_EXERCISE GOAL_
Within the material below, find each line bearing the word "this" and present it.

_TASK DATA_
··········

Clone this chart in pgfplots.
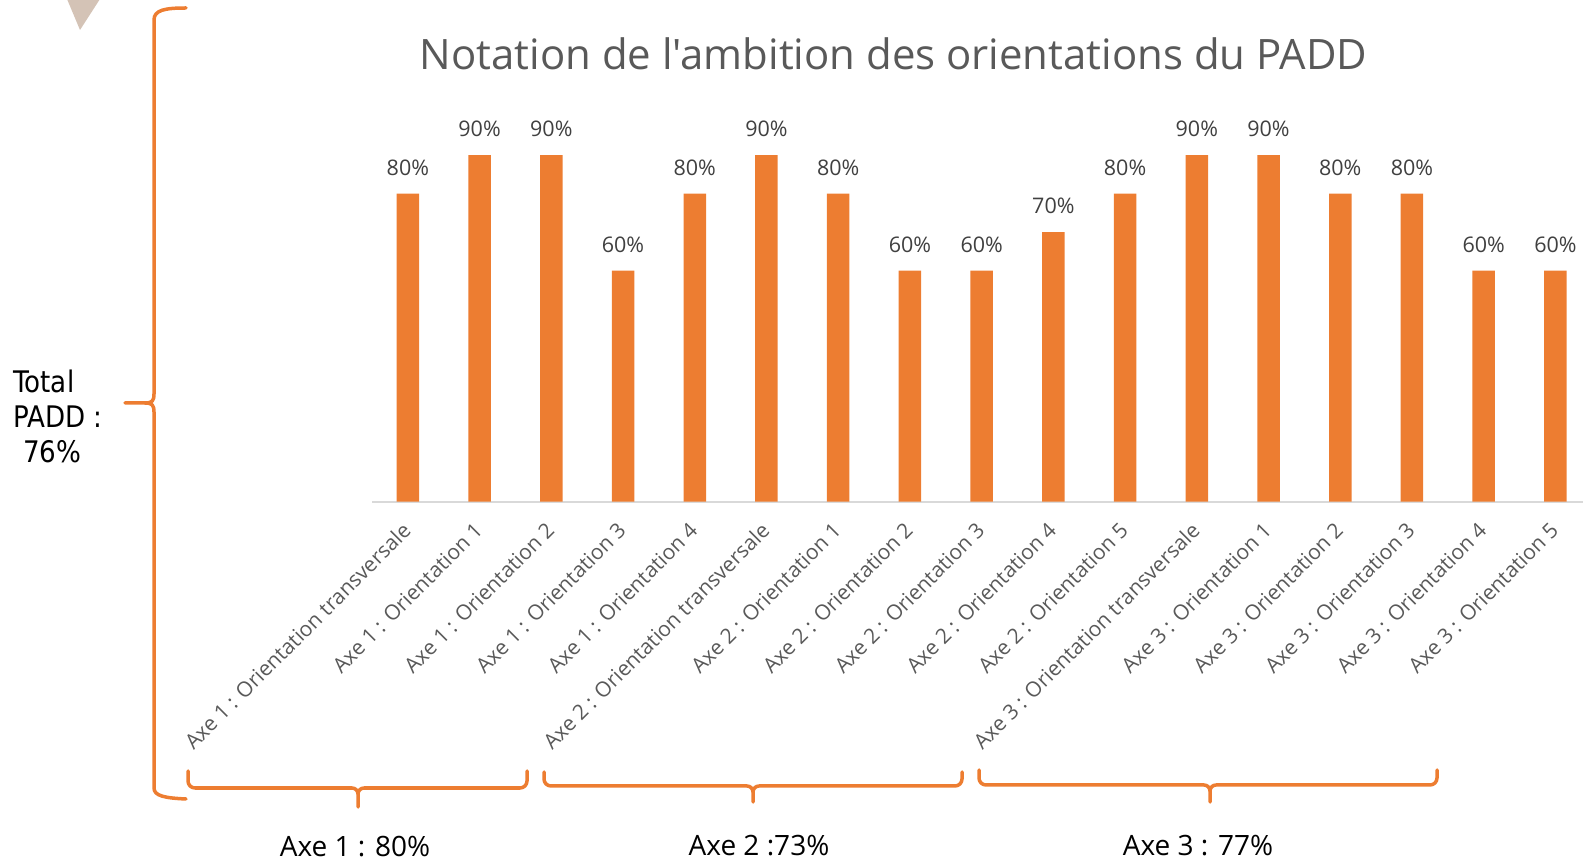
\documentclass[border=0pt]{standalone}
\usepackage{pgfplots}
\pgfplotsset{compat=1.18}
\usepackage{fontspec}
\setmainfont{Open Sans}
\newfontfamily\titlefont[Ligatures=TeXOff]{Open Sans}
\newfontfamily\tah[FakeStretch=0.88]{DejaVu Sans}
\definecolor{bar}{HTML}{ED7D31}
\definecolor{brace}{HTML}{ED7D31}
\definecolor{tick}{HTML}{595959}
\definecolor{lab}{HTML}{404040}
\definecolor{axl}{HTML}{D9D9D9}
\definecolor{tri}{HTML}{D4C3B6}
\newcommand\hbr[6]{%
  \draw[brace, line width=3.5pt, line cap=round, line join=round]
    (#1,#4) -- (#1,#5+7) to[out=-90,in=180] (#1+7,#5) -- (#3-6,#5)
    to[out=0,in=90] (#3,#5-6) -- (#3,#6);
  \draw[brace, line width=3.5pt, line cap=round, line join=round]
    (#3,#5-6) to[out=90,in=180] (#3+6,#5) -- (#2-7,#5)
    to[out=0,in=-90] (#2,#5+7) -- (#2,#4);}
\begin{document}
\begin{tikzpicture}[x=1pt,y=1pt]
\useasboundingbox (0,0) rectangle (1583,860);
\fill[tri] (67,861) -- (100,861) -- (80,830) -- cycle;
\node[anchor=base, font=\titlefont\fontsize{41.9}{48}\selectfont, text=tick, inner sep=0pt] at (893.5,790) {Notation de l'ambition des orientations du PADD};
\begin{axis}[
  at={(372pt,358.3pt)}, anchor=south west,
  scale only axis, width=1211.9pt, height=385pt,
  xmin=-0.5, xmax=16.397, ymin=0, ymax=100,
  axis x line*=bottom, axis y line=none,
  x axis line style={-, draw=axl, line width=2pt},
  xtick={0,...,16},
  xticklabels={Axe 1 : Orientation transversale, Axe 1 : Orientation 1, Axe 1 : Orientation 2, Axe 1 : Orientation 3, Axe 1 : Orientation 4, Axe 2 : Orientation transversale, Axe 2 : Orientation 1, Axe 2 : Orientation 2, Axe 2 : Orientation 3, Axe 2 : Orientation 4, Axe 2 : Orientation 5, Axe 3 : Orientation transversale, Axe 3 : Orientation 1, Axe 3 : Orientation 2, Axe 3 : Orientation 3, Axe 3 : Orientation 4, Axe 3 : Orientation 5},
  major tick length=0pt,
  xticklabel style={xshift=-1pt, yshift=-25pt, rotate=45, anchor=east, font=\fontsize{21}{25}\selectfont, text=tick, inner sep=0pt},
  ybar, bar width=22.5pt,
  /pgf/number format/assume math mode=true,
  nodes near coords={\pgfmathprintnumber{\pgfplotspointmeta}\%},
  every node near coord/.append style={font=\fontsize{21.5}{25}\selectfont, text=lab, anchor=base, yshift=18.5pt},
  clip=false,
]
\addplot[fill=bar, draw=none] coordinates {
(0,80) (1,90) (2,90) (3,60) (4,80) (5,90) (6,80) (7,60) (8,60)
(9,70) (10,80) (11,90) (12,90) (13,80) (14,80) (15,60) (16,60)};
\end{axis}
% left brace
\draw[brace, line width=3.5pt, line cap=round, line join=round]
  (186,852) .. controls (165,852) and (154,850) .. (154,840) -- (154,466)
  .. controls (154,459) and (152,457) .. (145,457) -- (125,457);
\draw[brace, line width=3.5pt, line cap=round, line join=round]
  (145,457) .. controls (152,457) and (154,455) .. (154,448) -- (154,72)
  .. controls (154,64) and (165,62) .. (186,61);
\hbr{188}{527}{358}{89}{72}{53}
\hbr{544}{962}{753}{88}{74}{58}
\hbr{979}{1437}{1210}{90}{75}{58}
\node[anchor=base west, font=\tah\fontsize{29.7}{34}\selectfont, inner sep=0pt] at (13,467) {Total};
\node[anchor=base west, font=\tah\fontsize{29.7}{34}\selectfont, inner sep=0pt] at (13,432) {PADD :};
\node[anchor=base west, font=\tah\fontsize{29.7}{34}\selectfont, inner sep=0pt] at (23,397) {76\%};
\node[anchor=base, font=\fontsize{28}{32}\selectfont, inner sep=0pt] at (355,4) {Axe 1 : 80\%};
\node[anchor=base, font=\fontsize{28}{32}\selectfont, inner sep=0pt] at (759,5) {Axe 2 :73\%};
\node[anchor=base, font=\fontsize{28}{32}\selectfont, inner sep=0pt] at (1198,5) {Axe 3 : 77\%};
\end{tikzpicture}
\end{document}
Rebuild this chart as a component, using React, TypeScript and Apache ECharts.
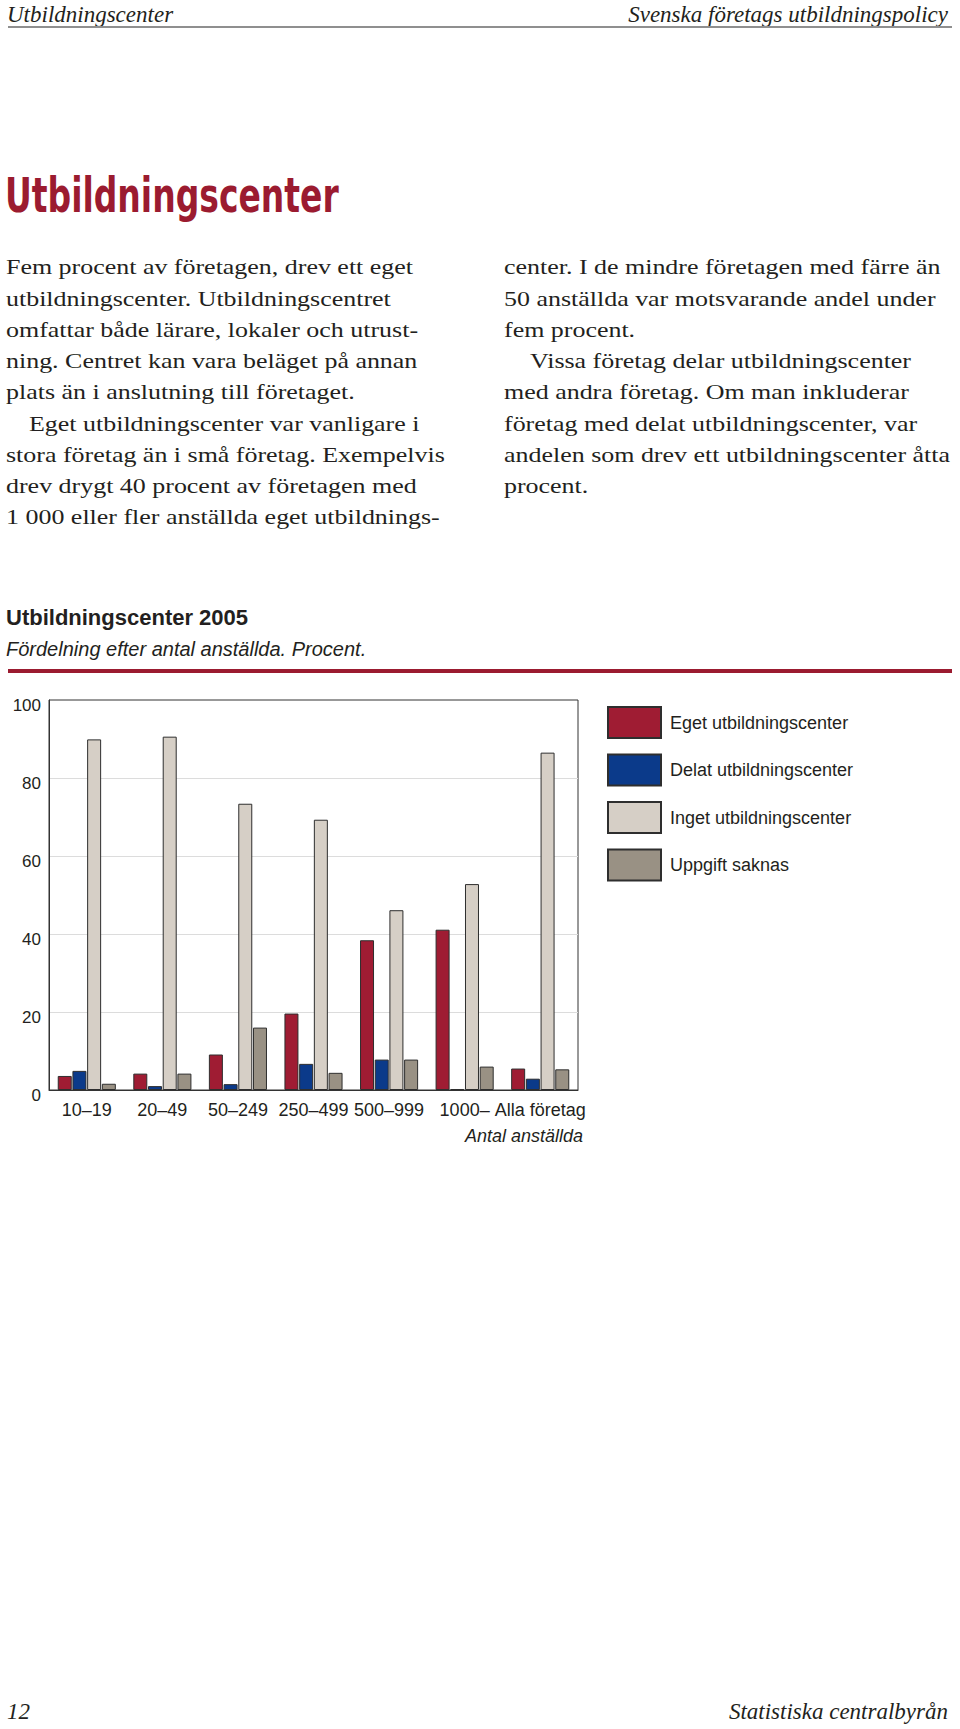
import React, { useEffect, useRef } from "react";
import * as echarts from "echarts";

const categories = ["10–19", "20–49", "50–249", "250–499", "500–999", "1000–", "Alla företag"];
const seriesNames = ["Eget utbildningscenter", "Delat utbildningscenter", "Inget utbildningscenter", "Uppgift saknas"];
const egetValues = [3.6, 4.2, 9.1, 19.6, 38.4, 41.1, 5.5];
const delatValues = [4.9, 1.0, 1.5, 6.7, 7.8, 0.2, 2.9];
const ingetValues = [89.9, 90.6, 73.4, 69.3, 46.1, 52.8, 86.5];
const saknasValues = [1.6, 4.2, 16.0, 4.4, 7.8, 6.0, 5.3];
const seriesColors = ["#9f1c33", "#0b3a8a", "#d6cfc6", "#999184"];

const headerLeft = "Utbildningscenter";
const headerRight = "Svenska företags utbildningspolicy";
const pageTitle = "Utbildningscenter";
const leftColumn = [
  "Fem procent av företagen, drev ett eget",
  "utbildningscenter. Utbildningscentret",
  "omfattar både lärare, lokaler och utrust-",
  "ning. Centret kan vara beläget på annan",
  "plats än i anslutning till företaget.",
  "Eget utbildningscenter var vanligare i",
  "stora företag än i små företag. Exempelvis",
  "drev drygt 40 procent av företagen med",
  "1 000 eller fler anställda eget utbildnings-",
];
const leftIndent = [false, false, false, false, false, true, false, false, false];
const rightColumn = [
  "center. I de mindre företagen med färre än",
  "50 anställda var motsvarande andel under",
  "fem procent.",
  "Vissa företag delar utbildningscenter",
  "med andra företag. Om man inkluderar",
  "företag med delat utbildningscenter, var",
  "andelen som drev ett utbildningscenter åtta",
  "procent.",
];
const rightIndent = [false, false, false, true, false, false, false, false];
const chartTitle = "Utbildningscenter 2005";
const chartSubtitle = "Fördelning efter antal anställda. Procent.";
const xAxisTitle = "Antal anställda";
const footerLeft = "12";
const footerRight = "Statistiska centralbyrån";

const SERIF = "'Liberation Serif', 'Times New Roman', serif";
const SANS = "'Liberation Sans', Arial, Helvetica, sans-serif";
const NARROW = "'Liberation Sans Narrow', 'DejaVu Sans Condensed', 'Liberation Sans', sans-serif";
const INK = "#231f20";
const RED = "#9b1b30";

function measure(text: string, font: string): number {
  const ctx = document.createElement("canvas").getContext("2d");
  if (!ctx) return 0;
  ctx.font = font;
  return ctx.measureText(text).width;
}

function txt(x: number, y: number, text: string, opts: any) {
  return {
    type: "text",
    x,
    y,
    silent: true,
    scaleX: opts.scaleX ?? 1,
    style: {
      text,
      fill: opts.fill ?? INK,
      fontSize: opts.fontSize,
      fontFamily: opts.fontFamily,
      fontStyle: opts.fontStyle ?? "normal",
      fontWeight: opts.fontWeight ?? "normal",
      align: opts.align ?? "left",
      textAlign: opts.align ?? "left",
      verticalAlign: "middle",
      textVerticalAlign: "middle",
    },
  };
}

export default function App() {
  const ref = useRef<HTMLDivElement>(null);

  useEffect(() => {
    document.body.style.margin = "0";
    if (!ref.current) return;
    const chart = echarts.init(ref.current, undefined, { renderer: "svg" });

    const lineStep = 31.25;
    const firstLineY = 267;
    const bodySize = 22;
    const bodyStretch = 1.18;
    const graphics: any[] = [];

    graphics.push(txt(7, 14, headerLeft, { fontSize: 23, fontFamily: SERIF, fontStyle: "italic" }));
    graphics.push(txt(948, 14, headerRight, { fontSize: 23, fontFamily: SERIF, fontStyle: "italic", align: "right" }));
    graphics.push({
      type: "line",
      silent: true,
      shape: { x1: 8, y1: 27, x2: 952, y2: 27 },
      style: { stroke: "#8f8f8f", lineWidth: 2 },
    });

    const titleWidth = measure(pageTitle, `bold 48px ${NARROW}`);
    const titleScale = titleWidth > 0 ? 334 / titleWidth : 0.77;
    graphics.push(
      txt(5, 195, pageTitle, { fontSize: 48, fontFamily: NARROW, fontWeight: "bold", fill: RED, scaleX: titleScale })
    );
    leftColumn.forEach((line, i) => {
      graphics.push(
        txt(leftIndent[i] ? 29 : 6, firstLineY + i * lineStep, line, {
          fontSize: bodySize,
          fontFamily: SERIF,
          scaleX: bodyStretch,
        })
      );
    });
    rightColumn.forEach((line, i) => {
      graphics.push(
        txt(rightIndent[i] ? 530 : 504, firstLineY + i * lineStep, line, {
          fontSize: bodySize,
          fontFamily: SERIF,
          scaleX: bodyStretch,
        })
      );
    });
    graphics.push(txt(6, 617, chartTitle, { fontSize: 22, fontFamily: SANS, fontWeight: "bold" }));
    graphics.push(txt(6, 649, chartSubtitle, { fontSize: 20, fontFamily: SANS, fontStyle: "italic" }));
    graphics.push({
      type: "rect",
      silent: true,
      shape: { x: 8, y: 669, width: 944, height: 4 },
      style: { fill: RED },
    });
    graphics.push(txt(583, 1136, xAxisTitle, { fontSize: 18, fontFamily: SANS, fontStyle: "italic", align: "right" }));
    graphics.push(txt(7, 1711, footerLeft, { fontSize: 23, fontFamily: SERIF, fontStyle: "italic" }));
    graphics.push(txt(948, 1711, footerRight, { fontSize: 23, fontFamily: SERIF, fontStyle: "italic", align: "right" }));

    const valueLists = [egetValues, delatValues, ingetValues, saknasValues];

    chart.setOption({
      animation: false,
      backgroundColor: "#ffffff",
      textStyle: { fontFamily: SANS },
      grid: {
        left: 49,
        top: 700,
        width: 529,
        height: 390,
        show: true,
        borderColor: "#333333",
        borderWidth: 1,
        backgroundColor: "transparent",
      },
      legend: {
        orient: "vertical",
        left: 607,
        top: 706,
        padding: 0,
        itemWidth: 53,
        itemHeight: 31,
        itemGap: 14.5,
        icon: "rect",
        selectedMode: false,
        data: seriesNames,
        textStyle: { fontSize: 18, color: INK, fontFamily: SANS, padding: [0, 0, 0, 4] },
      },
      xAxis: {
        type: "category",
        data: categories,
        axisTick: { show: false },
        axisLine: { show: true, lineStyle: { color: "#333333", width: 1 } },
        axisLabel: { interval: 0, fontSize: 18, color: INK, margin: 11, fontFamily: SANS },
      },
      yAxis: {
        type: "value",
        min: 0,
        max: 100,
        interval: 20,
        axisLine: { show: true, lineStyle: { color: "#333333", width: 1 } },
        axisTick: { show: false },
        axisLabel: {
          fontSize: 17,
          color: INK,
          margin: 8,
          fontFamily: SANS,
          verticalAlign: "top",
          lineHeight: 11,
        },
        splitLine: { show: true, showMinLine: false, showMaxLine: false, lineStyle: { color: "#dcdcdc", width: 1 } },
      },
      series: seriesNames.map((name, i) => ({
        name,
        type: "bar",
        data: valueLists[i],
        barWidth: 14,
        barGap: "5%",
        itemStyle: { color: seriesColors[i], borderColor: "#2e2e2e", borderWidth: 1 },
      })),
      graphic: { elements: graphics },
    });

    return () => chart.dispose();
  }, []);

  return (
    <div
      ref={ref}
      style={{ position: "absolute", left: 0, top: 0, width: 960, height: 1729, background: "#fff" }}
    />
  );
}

··········

_RESPONSE_
Clone this chart in pgfplots.
Rebuild this chart as a component, using React, TypeScript and Apache ECharts.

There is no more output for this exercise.